Zur Vermeidung von Missverständnissen bemerkt der Senat: Soweit sich die Beigeladene darauf beruft, dass sie ohne ihre Familie ("Familienoberhaupt") zurückkehren müsste, kommt allerdings Abschiebungsschutz nach § 53 Abs. 6 AuslG nicht in Betracht (vgl. Urteil vom 27. Juli 2000 - BVerwG 9 C 9.00 - Buchholz 402.240 § 53 AuslG Nr. 39; Urteil vom 23. Mai 2000 - BVerwG 9 C 2.00 - <juris>; Urteil vom 21. September 1999 - BVerwG 9 C 12.99 - BVerwGE 109, 305; Urteil vom 11. November 1997 - BVerwG 9 C 13.96 - BVerwGE 105, 322).
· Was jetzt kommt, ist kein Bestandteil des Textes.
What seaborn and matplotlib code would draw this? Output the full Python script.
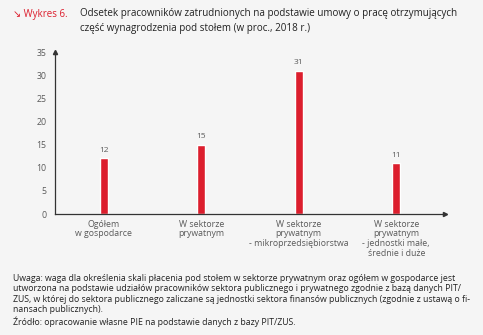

Auch könnte sie ihr Begehren nicht auf solche Gefahren stützen, die ihrem Kleinkind drohen (vgl. Urteil vom 16. Juni 2004 - BVerwG 1 C 27.03 - NVwZ 2004, 1371).
Es ist gleichwohl nicht auszuschließen, dass das Berufungsgericht, wenn es das Vorbringen der Beigeladenen zu § 53 Abs. 6 Satz 1 AuslG zutreffend geprüft hätte, zu einem anderen, für die Klägerin günstigeren Ergebnis gekommen wäre. Im Interesse der Verfahrensbeschleunigung wird die Sache gemäß § 133 Abs. 6 VwGO unter Aufhebung des angefochtenen Beschlusses an das Berufungsgericht zurückverwiesen.
Die Kostenentscheidung beruht auf § 154 Abs. 2 und 3 VwGO, soweit die Beschwerde erfolglos bleibt; im Übrigen bleibt die Entscheidung über die Kosten der Schlussentscheidung vorbehalten. Gerichtskosten werden gemäß § 83 b Abs. 1 AsylVfG a.F. (= § 83 b AsylVfG n.F.) nicht erhoben; der Gegenstandswert ergibt sich aus § 83 b Abs. 2 AsylVfG a.F. (vgl. § 60 RVG).